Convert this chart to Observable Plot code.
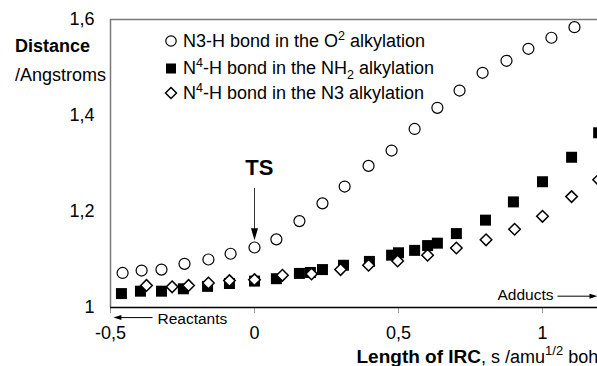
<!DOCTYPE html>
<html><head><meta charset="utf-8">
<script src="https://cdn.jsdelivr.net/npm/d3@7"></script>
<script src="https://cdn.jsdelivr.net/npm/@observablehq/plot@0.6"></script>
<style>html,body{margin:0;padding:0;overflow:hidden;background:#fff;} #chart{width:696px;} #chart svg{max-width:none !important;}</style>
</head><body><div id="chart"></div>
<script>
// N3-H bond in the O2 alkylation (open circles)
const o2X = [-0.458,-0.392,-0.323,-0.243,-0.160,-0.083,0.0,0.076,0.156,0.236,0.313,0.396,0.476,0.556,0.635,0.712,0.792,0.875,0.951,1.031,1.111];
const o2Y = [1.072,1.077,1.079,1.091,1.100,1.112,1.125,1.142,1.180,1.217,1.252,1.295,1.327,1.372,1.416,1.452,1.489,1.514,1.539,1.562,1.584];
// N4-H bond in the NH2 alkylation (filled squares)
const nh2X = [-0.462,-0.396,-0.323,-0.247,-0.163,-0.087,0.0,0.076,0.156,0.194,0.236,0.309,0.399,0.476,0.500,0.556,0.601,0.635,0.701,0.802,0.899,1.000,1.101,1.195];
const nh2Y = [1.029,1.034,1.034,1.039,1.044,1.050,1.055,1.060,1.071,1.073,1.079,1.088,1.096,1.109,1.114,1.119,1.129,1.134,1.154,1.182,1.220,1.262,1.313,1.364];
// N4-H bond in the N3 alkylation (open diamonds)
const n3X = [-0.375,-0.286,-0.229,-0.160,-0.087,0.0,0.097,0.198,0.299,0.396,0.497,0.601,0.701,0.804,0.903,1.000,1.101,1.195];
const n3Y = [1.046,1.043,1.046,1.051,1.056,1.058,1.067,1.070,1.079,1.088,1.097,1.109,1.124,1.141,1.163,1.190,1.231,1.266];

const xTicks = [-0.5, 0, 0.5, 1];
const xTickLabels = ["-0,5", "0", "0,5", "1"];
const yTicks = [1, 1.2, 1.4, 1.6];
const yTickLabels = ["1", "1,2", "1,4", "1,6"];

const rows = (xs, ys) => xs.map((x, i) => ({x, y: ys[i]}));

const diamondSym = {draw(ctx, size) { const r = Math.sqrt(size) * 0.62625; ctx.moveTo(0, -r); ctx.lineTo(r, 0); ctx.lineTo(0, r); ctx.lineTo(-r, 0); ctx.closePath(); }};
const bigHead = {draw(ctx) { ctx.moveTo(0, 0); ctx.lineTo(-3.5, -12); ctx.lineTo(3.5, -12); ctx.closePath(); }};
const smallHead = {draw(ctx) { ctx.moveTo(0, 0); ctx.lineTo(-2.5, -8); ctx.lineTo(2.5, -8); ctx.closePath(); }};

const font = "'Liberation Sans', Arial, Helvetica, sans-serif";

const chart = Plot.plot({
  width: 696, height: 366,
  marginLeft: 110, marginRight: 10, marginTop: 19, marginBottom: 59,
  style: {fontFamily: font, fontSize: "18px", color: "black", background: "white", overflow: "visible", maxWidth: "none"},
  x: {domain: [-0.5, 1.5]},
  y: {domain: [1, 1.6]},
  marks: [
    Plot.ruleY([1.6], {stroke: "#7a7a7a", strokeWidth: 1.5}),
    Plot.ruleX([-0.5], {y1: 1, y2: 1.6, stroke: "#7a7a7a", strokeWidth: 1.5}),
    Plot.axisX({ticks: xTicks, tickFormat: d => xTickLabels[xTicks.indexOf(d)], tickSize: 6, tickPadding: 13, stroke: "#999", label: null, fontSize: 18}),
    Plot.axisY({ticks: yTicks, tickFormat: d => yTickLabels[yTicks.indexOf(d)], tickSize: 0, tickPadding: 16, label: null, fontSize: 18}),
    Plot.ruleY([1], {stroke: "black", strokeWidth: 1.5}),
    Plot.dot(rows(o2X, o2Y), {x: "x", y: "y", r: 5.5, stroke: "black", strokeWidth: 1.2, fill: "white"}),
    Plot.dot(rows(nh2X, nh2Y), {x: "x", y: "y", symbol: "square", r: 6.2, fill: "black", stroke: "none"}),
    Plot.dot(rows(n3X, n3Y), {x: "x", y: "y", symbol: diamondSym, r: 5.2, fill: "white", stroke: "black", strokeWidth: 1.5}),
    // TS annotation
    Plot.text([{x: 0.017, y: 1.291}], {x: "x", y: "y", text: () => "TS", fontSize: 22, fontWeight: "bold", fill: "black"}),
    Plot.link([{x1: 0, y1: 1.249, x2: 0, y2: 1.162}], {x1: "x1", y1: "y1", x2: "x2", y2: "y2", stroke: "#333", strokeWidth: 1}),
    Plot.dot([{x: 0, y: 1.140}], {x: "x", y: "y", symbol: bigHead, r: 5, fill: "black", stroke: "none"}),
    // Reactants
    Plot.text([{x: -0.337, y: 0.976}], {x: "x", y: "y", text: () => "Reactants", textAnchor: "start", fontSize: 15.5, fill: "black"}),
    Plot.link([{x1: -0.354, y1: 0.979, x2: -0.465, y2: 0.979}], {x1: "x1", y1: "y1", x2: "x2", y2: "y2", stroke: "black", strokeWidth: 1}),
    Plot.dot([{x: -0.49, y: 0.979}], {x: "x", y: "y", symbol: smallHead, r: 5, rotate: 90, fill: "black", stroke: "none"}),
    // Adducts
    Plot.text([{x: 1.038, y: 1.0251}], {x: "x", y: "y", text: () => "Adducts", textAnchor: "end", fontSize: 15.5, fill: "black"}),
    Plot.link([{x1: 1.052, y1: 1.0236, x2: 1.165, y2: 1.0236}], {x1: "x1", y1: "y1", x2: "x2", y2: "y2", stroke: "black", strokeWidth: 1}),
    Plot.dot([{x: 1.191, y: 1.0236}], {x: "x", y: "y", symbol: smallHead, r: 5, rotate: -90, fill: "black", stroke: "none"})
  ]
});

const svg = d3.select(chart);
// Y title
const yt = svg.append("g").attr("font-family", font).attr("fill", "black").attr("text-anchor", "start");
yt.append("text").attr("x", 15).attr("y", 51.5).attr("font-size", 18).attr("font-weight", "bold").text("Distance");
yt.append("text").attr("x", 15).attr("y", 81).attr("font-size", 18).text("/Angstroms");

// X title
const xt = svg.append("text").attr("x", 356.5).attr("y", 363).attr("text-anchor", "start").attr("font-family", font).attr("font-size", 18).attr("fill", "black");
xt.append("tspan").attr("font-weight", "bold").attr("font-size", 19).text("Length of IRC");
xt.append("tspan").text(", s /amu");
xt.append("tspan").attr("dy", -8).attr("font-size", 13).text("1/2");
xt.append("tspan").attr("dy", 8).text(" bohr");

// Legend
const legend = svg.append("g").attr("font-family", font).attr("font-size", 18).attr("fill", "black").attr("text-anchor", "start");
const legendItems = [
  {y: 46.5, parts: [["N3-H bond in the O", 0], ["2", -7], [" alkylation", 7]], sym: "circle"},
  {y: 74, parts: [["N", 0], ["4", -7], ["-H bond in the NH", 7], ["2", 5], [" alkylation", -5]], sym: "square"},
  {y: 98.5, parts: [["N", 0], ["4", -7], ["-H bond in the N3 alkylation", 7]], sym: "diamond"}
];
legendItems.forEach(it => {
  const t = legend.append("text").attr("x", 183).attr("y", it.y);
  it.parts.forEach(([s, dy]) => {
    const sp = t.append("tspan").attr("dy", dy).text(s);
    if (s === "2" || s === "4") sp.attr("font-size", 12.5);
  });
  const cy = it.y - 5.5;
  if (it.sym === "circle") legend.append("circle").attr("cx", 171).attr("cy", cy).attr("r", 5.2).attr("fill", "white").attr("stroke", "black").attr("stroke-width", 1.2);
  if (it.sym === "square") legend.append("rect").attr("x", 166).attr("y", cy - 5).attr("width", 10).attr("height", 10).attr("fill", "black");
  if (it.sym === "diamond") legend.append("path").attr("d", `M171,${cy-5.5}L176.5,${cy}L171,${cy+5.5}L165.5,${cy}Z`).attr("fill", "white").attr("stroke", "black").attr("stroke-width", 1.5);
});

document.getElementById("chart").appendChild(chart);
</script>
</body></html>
==================================================
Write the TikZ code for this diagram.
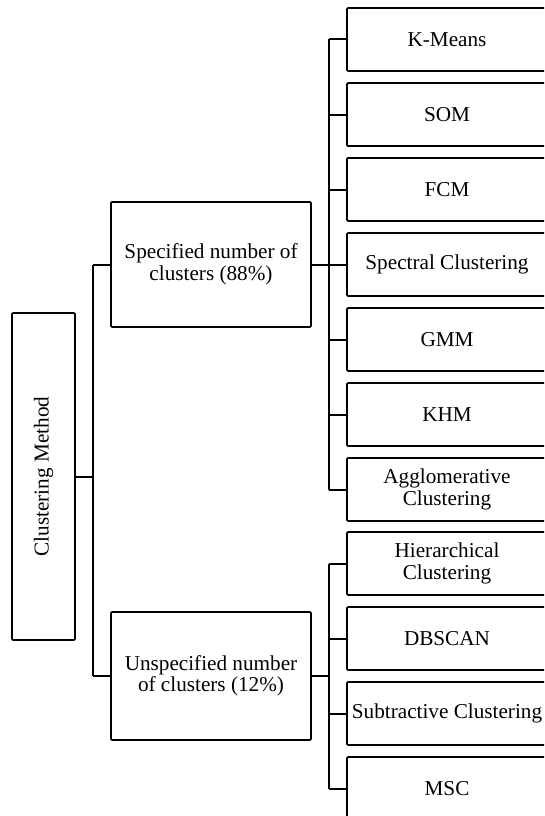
==================================================
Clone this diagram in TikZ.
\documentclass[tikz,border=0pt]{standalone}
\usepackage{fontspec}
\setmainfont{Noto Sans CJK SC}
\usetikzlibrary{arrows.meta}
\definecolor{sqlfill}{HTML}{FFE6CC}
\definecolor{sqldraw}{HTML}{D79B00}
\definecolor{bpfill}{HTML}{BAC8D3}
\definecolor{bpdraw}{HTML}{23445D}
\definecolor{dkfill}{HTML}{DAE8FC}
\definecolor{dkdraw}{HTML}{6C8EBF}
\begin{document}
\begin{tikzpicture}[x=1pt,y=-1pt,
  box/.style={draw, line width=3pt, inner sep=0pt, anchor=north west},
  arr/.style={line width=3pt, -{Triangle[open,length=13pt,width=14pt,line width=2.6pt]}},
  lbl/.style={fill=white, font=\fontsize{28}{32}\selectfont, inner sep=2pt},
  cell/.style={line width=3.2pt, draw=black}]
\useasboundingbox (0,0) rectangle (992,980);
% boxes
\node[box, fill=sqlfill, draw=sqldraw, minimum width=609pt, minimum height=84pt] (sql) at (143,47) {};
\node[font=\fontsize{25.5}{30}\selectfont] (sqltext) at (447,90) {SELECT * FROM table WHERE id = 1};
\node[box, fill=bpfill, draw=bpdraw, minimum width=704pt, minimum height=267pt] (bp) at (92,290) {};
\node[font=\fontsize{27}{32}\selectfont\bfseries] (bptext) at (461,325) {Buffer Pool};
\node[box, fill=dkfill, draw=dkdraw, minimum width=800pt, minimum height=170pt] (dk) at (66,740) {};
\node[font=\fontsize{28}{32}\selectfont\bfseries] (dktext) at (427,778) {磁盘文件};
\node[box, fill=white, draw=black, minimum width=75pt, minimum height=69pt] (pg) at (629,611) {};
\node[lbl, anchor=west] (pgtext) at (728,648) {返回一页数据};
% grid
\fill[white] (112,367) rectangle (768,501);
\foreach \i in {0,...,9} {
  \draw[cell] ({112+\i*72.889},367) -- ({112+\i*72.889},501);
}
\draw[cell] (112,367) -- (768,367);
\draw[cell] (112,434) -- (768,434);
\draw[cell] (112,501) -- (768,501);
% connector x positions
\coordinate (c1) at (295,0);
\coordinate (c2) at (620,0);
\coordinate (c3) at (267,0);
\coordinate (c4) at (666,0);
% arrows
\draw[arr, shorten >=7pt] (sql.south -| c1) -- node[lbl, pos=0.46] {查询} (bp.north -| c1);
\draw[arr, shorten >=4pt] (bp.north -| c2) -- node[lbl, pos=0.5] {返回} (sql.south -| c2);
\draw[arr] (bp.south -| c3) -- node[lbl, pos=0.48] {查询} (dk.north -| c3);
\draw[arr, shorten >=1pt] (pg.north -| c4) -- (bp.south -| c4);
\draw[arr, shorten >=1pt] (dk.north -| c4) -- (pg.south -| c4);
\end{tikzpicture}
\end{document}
==================================================
▶ **THE EXERCISE**: In the listing above, find the line with "Convert this chart to Observable Plot code." and the line with "const rows = (xs, ys)". Set down both and every line between them, minus the pictures.

▶ **RESPONSE TO THE EXERCISE**:
Convert this chart to Observable Plot code.
<!DOCTYPE html>
<html><head><meta charset="utf-8">
<script src="https://cdn.jsdelivr.net/npm/d3@7"></script>
<script src="https://cdn.jsdelivr.net/npm/@observablehq/plot@0.6"></script>
<style>html,body{margin:0;padding:0;overflow:hidden;background:#fff;} #chart{width:696px;} #chart svg{max-width:none !important;}</style>
</head><body><div id="chart"></div>
<script>
// N3-H bond in the O2 alkylation (open circles)
const o2X = [-0.458,-0.392,-0.323,-0.243,-0.160,-0.083,0.0,0.076,0.156,0.236,0.313,0.396,0.476,0.556,0.635,0.712,0.792,0.875,0.951,1.031,1.111];
const o2Y = [1.072,1.077,1.079,1.091,1.100,1.112,1.125,1.142,1.180,1.217,1.252,1.295,1.327,1.372,1.416,1.452,1.489,1.514,1.539,1.562,1.584];
// N4-H bond in the NH2 alkylation (filled squares)
const nh2X = [-0.462,-0.396,-0.323,-0.247,-0.163,-0.087,0.0,0.076,0.156,0.194,0.236,0.309,0.399,0.476,0.500,0.556,0.601,0.635,0.701,0.802,0.899,1.000,1.101,1.195];
const nh2Y = [1.029,1.034,1.034,1.039,1.044,1.050,1.055,1.060,1.071,1.073,1.079,1.088,1.096,1.109,1.114,1.119,1.129,1.134,1.154,1.182,1.220,1.262,1.313,1.364];
// N4-H bond in the N3 alkylation (open diamonds)
const n3X = [-0.375,-0.286,-0.229,-0.160,-0.087,0.0,0.097,0.198,0.299,0.396,0.497,0.601,0.701,0.804,0.903,1.000,1.101,1.195];
const n3Y = [1.046,1.043,1.046,1.051,1.056,1.058,1.067,1.070,1.079,1.088,1.097,1.109,1.124,1.141,1.163,1.190,1.231,1.266];

const xTicks = [-0.5, 0, 0.5, 1];
const xTickLabels = ["-0,5", "0", "0,5", "1"];
const yTicks = [1, 1.2, 1.4, 1.6];
const yTickLabels = ["1", "1,2", "1,4", "1,6"];

const rows = (xs, ys) => xs.map((x, i) => ({x, y: ys[i]}));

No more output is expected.